Harpers Weekly

American Civil War Correspondent and Special Artist
James Allen Davis

 

City Point, Virgina

October 17, 1864,
City Point, Virginia.

Ominous clouds pass overhead, obscuring the lurid landscape with its accompanying horrors and desolations.  I lie bedridden once again, stricken by a persistent dysentery which threatens to disable me indefinitely.  General Grant continues to starve out Petersburg and salute the Rebels therein with daily salvos, in case they forget our presence.  The passing clouds answer the artillery with occasional rumblings of thunder, a subtle harmony intermingled with the mundane melodies of shot and shell.  Would that my innards cease their incessant desire to join in the chorus!  I continue to attempt to eat, a hardtack cracker here, a piece of dried beef there, but my stomach turns away all suitors, and I remain weak.  Mr. C.W. Palmer and Browne of the Tribune looked in on me yesterday with their Mr. Byington, a kindness which clearly did not go unnoticed, as I myself expressed to them in no uncertain terms.  I shall attempt more rest today, and see if I shall not sally forth down the hospital corridor later in the day.

10:45 am  Skirmishing has broken out again just south of the corrals – it would seem that the Rebels are intent on capturing fresh Yankee horseflesh and converting the poor equines to their poisonous doctrines.  A battery of regular artillery has been moved into place to oppose the enemy’s advance, but it would appear that no more than a battalion of their dismounted cavalry has been marshaled against us.  The crackle of rifle and carbine fire sputters on for some minutes, then falls off in a sad fit of exhaustion until the Rebels at last withdraw to their own lines once again. 
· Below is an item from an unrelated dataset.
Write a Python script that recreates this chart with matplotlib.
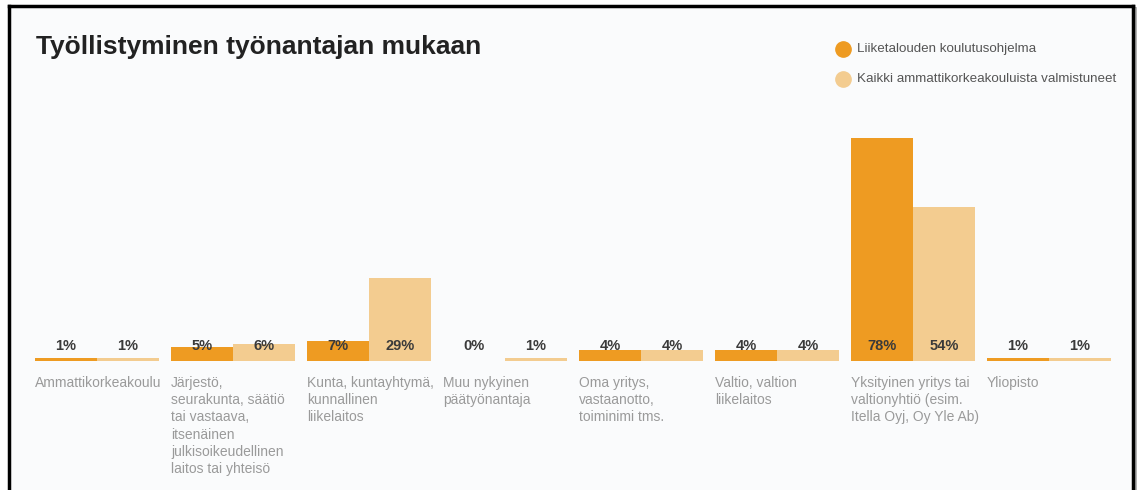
import numpy as np
import matplotlib.pyplot as plt
import matplotlib.lines as mlines
from matplotlib.patches import Rectangle

# Data
categories = [
    "Ammattikorkeakoulu",
    "Järjestö,\nseurakunta, säätiö\ntai vastaava,\nitsenäinen\njulkisoikeudellinen\nlaitos tai yhteisö",
    "Kunta, kuntayhtymä,\nkunnallinen\nliikelaitos",
    "Muu nykyinen\npäätyönantaja",
    "Oma yritys,\nvastaanotto,\ntoiminimi tms.",
    "Valtio, valtion\nliikelaitos",
    "Yksityinen yritys tai\nvaltionyhtiö (esim.\nItella Oyj, Oy Yle Ab)",
    "Yliopisto",
]
liiketalous = [1, 5, 7, 0, 4, 4, 78, 1]
kaikki = [1, 6, 29, 1, 4, 4, 54, 1]
series_names = ["Liiketalouden koulutusohjelma",
                "Kaikki ammattikorkeakouluista valmistuneet"]

ORANGE = "#EE9B22"
LIGHT = "#F3CC90"
FONT = ["Liberation Sans Narrow", "Liberation Sans", "DejaVu Sans"]
plt.rcParams['font.family'] = FONT

W, H = 1138, 490
fig = plt.figure(figsize=(W / 100, H / 100), dpi=100, facecolor="white")

# panel background and frame (left, top, right)
fig.add_artist(Rectangle((8 / W, 0), (1132 - 8) / W, (H - 6) / H,
                         transform=fig.transFigure, facecolor="#fafbfc",
                         edgecolor="none", zorder=0))
fr = dict(transform=fig.transFigure, color="black", lw=2.5, zorder=5)
fig.add_artist(mlines.Line2D([8.5 / W, 8.5 / W], [0, (H - 6.5) / H], **fr))
fig.add_artist(mlines.Line2D([8.5 / W, 1132.5 / W], [(H - 6.5) / H, (H - 6.5) / H], **fr))
fig.add_artist(mlines.Line2D([1132.5 / W, 1132.5 / W], [0, (H - 6.5) / H], **fr))
fig.add_artist(mlines.Line2D([1135 / W, 1135 / W], [0, (H - 8) / H],
                             transform=fig.transFigure, color="#aaaaaa", lw=2, zorder=4))

# axes placed so that baseline is at y=361 px and 100 % = 286 px
left, right = 35, 1111
base, top = 361, 75
ax = fig.add_axes([left / W, (H - base) / H, (right - left) / W, (base - top) / H])
ax.set_facecolor("none")

x = np.arange(len(categories))
w = 62 / 136
ax.bar(x - w / 2, liiketalous, width=w, color=ORANGE, linewidth=0)
ax.bar(x + w / 2, kaikki, width=w, color=LIGHT, linewidth=0)

for i in range(len(categories)):
    ax.text(x[i] - w / 2, 5.4, f"{liiketalous[i]}%", ha="center", va="center",
            fontsize=10.5, color="#3a3a3a", fontweight="bold")
    ax.text(x[i] + w / 2, 5.4, f"{kaikki[i]}%", ha="center", va="center",
            fontsize=10.5, color="#3a3a3a", fontweight="bold")
    ax.text(x[i] - w, -0.052, categories[i], transform=ax.get_xaxis_transform(),
            ha="left", va="top", fontsize=10, color="#9a9a9a", linespacing=1.3)

ax.set_xlim(-w, len(categories) - 1 + w)
ax.set_ylim(0, 100)
ax.axis("off")

fig.text(36 / W, 1 - 47 / H, "Työllistyminen työnantajan mukaan", fontsize=19,
         fontweight="bold", color="#222222", va="center", ha="left")

# legend
for k, (col, name) in enumerate(zip([ORANGE, LIGHT], series_names)):
    yy = 1 - (49 + 30 * k) / H
    fig.add_artist(mlines.Line2D([843 / W], [yy], marker="o", markersize=11,
                                 color=col, transform=fig.transFigure, linestyle="none"))
    fig.text(857 / W, yy, name, fontsize=9.6, color="#555555", va="center", ha="left")

fig.savefig("out.png", dpi=100, facecolor="white")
As the smoke clears, I can spy a score of bodies prone upon the ground, most clad in gray or butternut, a few crawling in piteous agony among the many who stir no more.  A Sgt. Schmeiser of the 2nd Massachusetts Cavalry is brought in with a chest wound, and, I am pleased to report, is determined by the surgeon and stewards to be spared a mortal injury.  The ball passed completely through his body, but managed to miss all vital organs.  Details of soldiers now sweep the field for other wounded men, and a few more lads in blue are carried in by stretcher along the line.  Our hospitals at City Point have become a veritable metropolis, populated by as great a multitude of races and languages as can be found along Broadway in New-York.  All races of Americans have rightfully claimed a part of this glorious national enterprise, as all share in the bounties of a Federal victory – and the disappointments of a defeat.

Until then, I remain, Your Obedient Servant,
James Allen Davis
Special Artist Correspondent
Harper's Weekly: A Journal of Civilization.